[SOURCE MATERIAL start]
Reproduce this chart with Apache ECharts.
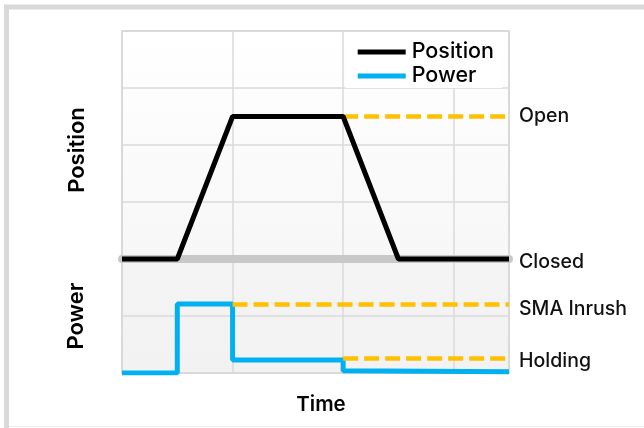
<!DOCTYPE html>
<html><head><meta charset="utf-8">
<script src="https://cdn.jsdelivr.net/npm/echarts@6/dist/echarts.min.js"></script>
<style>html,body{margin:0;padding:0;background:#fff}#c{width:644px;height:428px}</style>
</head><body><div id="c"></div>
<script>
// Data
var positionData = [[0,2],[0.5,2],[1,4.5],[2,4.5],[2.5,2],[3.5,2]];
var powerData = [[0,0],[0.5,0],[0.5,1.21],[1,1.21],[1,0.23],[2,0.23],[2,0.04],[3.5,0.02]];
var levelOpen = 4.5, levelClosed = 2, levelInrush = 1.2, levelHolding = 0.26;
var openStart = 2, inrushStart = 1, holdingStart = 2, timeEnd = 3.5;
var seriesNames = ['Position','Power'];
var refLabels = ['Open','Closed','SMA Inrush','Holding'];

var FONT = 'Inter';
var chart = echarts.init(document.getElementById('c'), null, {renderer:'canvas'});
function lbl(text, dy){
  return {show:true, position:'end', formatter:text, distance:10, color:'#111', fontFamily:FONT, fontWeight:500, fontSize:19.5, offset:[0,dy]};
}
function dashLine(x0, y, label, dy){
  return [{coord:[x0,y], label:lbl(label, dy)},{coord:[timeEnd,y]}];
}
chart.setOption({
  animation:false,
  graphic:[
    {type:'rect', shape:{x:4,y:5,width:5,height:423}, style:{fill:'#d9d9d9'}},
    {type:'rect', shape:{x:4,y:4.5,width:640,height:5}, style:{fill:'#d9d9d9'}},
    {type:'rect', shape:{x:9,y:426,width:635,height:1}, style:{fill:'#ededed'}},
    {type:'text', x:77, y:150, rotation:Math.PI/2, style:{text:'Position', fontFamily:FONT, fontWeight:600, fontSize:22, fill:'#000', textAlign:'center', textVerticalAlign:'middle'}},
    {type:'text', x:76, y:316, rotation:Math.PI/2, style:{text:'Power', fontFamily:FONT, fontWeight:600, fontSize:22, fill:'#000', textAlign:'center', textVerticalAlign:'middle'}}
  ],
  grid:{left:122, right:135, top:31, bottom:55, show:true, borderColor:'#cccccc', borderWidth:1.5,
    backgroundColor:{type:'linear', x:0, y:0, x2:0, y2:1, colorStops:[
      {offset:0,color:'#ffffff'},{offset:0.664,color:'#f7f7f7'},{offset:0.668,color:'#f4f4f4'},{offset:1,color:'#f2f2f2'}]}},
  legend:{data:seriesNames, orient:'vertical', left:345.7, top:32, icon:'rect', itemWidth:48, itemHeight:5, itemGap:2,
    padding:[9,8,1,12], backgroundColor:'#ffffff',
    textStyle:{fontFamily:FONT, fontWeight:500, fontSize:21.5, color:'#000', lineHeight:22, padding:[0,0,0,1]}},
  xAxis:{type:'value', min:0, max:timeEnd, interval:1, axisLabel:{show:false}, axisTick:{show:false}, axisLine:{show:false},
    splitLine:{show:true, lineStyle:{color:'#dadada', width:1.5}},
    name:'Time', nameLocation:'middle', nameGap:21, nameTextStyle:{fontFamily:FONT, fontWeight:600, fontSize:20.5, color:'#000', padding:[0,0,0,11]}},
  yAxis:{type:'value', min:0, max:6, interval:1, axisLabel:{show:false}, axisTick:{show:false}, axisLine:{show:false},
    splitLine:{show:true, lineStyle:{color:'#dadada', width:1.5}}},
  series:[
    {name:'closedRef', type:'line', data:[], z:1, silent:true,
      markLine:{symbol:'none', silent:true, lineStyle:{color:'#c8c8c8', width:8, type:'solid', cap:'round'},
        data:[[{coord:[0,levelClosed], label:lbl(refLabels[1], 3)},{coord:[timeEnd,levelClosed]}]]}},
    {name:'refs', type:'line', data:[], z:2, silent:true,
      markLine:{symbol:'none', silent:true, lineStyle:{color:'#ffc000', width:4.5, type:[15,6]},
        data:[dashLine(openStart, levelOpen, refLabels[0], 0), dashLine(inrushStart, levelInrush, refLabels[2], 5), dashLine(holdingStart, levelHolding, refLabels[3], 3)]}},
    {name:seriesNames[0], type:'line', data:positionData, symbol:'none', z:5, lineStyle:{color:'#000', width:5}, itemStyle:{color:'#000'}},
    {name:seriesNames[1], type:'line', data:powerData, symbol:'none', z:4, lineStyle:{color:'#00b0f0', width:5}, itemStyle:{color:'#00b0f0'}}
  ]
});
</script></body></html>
[SOURCE MATERIAL end]
[SOURCE MATERIAL start]
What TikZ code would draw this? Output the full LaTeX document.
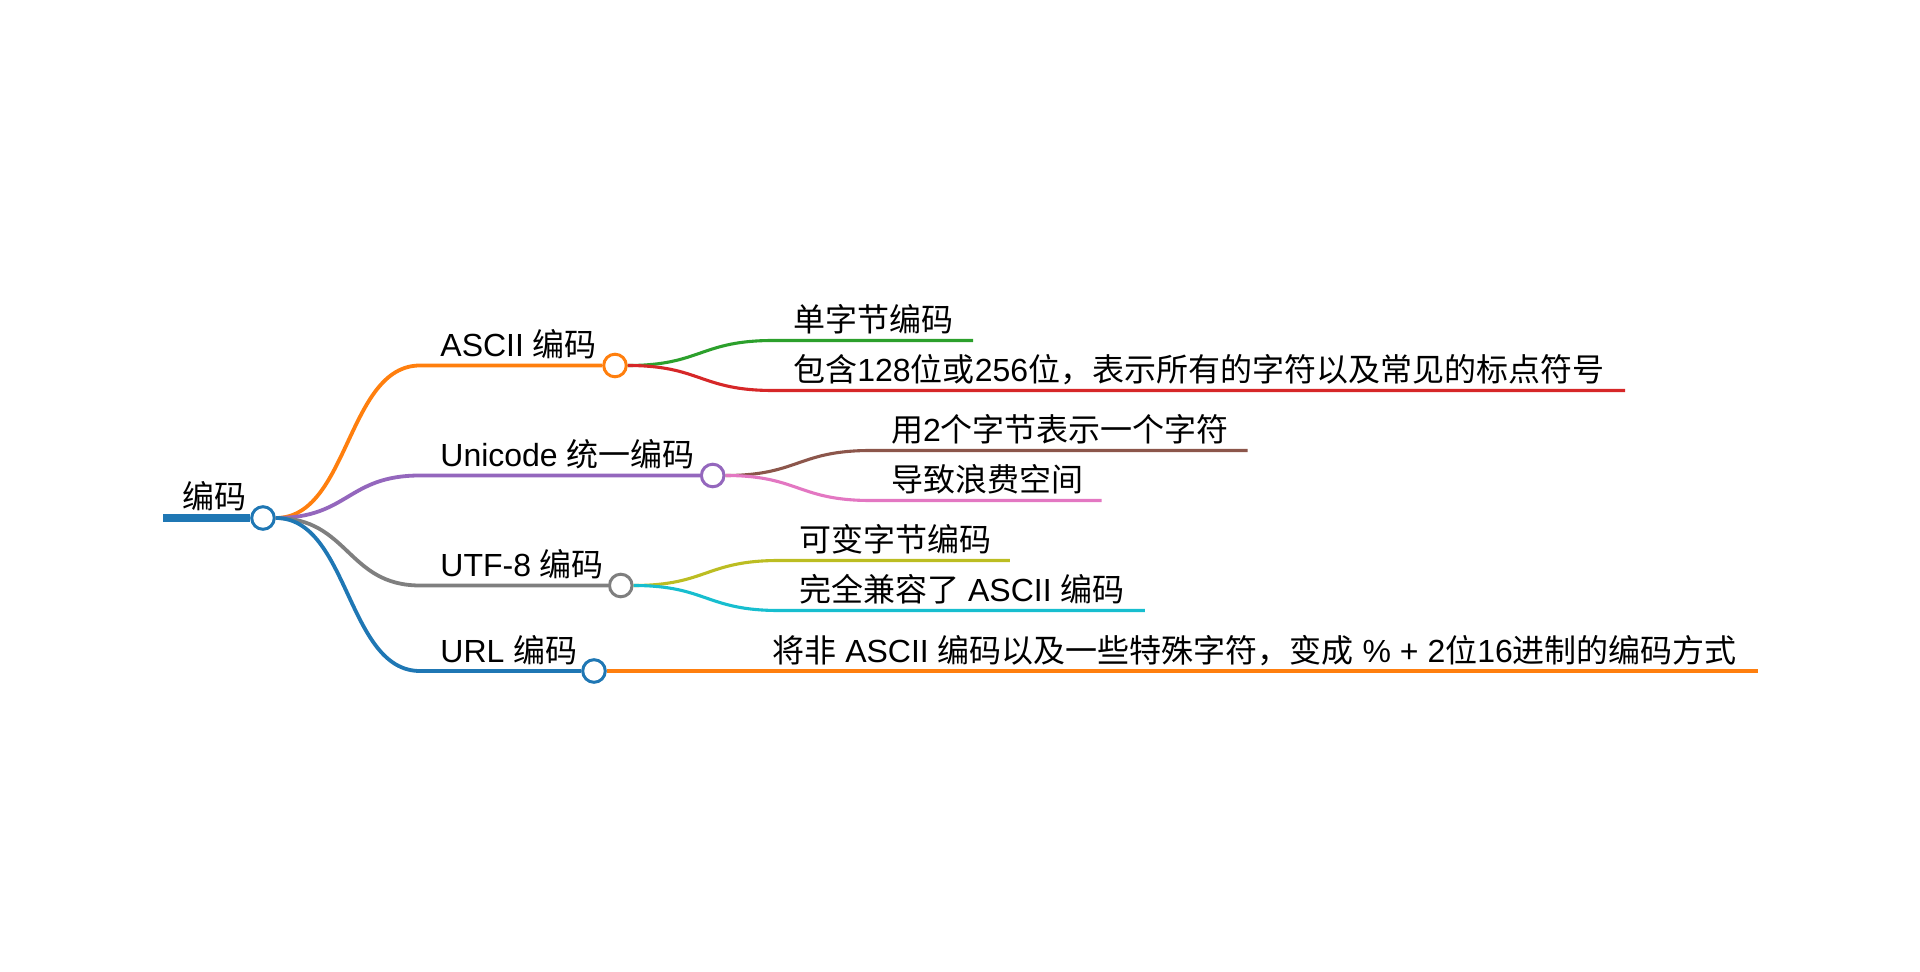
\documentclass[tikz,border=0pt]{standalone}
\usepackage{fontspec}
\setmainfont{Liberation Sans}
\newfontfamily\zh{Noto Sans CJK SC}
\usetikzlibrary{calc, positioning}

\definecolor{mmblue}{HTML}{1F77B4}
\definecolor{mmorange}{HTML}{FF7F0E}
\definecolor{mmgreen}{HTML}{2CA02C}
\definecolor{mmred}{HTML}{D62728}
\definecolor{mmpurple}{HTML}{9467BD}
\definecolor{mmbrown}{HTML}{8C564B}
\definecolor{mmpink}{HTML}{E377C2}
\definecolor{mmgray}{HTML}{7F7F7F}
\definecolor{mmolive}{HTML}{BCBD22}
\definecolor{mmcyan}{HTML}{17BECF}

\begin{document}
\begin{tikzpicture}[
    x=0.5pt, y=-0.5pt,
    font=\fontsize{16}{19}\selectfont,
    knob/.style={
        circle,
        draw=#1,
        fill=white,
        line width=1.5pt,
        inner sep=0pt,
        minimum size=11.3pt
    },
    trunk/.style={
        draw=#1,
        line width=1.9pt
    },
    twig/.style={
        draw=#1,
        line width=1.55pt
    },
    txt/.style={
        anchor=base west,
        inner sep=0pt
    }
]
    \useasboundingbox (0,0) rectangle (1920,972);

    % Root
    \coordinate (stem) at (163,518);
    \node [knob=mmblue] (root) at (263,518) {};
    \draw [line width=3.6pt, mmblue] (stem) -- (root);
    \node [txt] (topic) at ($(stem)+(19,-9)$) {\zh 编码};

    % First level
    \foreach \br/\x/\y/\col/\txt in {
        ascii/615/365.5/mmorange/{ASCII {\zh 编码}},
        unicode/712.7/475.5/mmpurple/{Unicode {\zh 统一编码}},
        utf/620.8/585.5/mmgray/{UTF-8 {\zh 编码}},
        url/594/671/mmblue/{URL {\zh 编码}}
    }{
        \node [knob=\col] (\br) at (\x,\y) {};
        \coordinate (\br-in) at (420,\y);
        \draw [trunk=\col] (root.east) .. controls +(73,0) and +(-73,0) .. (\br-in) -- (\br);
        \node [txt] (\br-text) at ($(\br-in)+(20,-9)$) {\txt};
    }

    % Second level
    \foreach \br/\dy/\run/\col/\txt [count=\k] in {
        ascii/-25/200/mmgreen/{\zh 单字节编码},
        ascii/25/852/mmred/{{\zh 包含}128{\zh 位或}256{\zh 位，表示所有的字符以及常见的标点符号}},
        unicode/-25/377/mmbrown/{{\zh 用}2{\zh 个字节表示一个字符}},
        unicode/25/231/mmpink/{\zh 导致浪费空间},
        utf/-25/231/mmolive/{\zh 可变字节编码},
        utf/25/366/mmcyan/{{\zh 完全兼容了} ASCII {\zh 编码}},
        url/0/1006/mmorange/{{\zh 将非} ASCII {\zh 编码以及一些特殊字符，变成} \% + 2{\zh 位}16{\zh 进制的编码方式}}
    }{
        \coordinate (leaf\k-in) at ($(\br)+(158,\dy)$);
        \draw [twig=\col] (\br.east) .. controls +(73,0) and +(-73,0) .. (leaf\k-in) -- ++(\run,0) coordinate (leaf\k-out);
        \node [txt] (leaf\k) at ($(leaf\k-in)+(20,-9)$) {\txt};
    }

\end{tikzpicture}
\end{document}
[SOURCE MATERIAL end]
[SOURCE MATERIAL start]
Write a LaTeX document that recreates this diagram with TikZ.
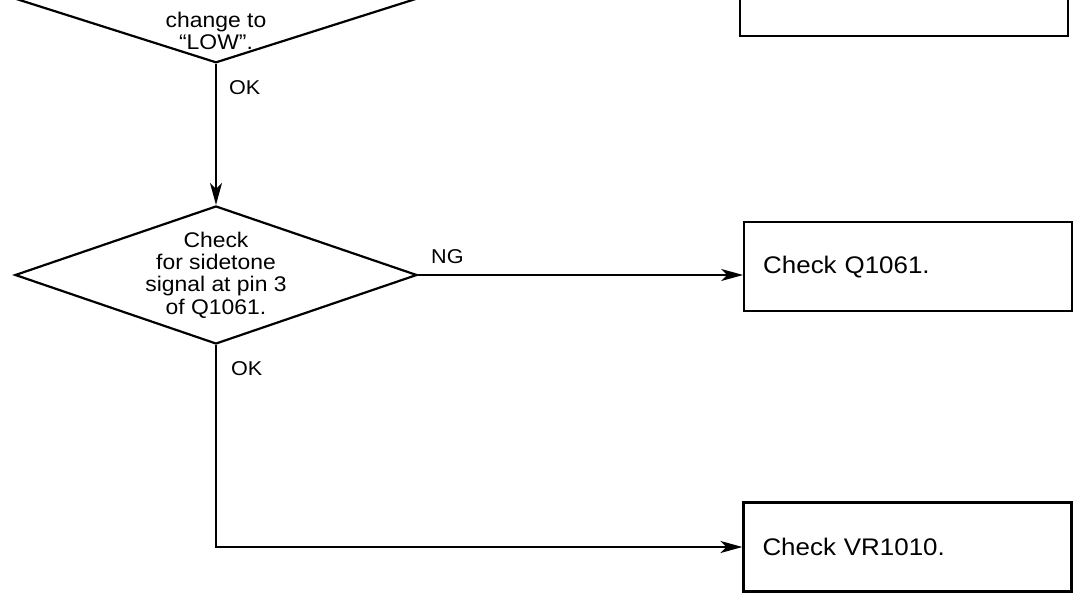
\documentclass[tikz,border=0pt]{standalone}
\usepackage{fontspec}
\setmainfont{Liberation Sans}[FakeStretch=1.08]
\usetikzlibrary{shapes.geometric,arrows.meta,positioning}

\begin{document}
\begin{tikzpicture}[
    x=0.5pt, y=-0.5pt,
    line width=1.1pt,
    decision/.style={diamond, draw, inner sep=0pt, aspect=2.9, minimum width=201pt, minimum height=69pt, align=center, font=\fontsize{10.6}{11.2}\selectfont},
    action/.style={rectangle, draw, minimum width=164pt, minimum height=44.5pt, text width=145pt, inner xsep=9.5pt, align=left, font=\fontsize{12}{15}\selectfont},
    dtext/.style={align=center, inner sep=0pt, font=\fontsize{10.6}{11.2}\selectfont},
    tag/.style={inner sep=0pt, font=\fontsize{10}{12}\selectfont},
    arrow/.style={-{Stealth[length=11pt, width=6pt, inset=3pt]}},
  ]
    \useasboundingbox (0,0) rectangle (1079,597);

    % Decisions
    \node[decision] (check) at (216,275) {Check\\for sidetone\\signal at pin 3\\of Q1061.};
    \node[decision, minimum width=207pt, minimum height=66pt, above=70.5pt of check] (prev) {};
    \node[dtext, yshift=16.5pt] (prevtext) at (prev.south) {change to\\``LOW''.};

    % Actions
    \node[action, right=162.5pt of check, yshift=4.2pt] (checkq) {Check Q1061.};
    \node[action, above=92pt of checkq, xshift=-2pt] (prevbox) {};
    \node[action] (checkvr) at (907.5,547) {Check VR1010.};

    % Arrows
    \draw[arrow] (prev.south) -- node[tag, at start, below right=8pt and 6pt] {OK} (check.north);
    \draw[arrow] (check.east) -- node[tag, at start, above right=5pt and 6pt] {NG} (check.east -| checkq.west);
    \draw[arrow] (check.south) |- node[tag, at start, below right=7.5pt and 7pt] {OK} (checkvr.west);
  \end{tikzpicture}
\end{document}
[SOURCE MATERIAL end]
### SHORT TASK
Give again, word for word, the part that opens with the line containing "Reproduce this chart with Apache ECharts." and closes with the one containing "var refLabels = ['Open','Closed','SMA". Include both of those lines and skip all pictures.

### RESPONSE FOR THIS EXERCISE
Reproduce this chart with Apache ECharts.
<!DOCTYPE html>
<html><head><meta charset="utf-8">
<script src="https://cdn.jsdelivr.net/npm/echarts@6/dist/echarts.min.js"></script>
<style>html,body{margin:0;padding:0;background:#fff}#c{width:644px;height:428px}</style>
</head><body><div id="c"></div>
<script>
// Data
var positionData = [[0,2],[0.5,2],[1,4.5],[2,4.5],[2.5,2],[3.5,2]];
var powerData = [[0,0],[0.5,0],[0.5,1.21],[1,1.21],[1,0.23],[2,0.23],[2,0.04],[3.5,0.02]];
var levelOpen = 4.5, levelClosed = 2, levelInrush = 1.2, levelHolding = 0.26;
var openStart = 2, inrushStart = 1, holdingStart = 2, timeEnd = 3.5;
var seriesNames = ['Position','Power'];
var refLabels = ['Open','Closed','SMA Inrush','Holding'];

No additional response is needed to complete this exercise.